Summer Projects
A Mathematical Analysis of Machine Learning Algorithms
This 2023 summer research project focused on the mathematical analysis of machine learning algorithms. I studied theoretical ML literature integrating statistical physics and probability, analyzed neural network approximation quality and trainability using SGD, and performed numerical experiments on toy models and datasets such as MNIST, recording practical insights.
Random Constructions in the Plane
I studied the notion of harmonic measure in the plane, its various formulations involving conformal maps and Brownian motion, culminating in the study of the so-called conformally balanced trees following work from Professor Christopher Bishop. This experience helped me refine analytical problem-solving, decomposition, and communication skills through weekly meetings with my supervisor, where feedback was incorporated into the project.
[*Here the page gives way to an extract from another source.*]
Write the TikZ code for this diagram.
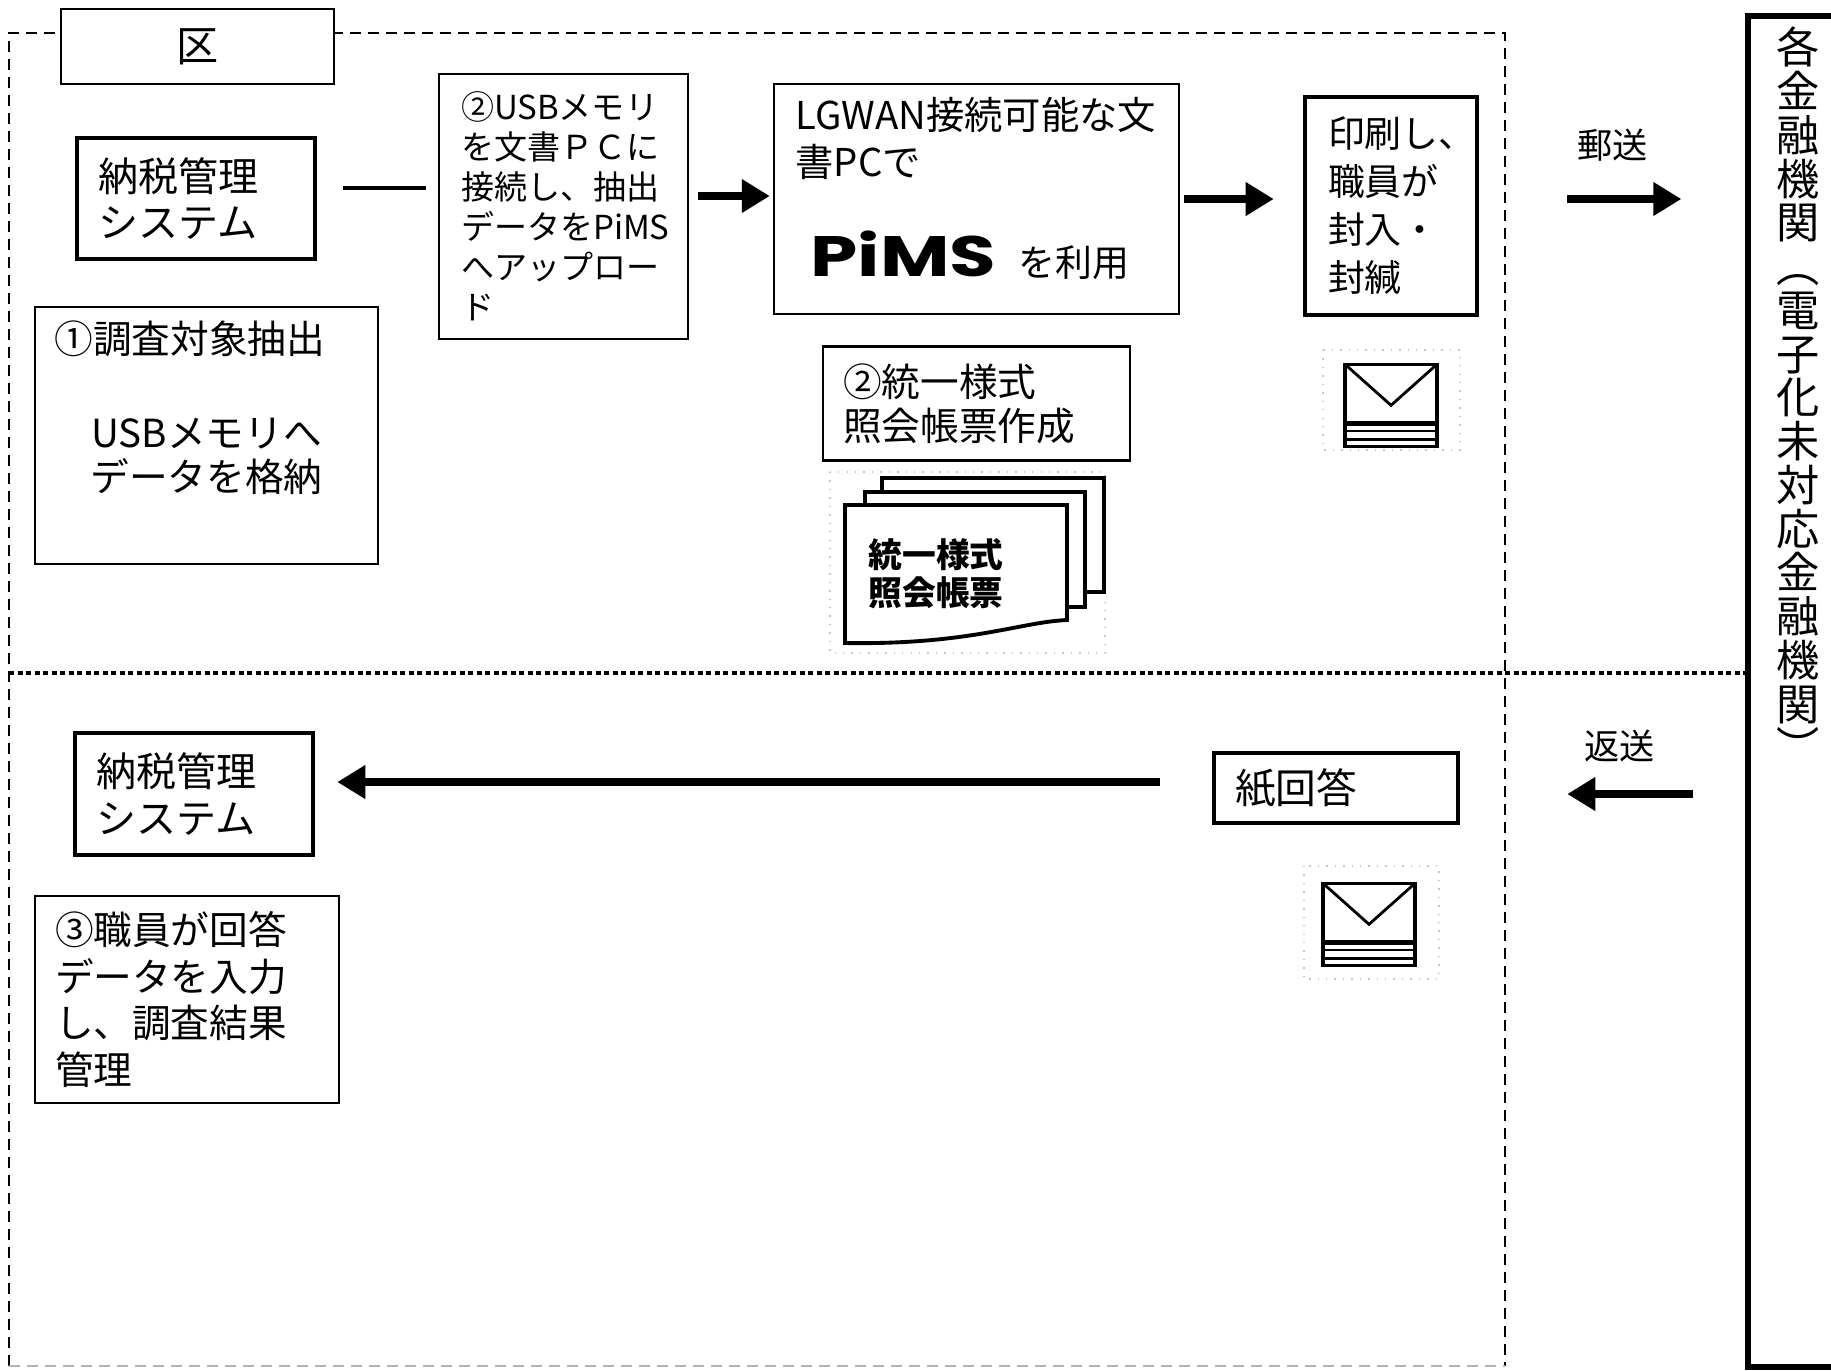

Imperial College Second Year Project
This is a report of our group’s study of Darboux Transformations and its role in the spectral analysis of one-dimensional Schrödinger operators. We developed the Hilbert space formalism and applied the method to three Schrödinger operator eigenvalue problems: the simple harmonic oscillator, the reflectionless potential, and the Coulomb potential. This work has broad implications in quantum mechanics and mathematical physics.
Imperial College First Year Project - Solitary Waves and the KdV Equation
In this poster project, I discussed a mathematical model that accounts for the phenomenon of solitons in shallow water. I examined some of its analytical as well as numerical properties.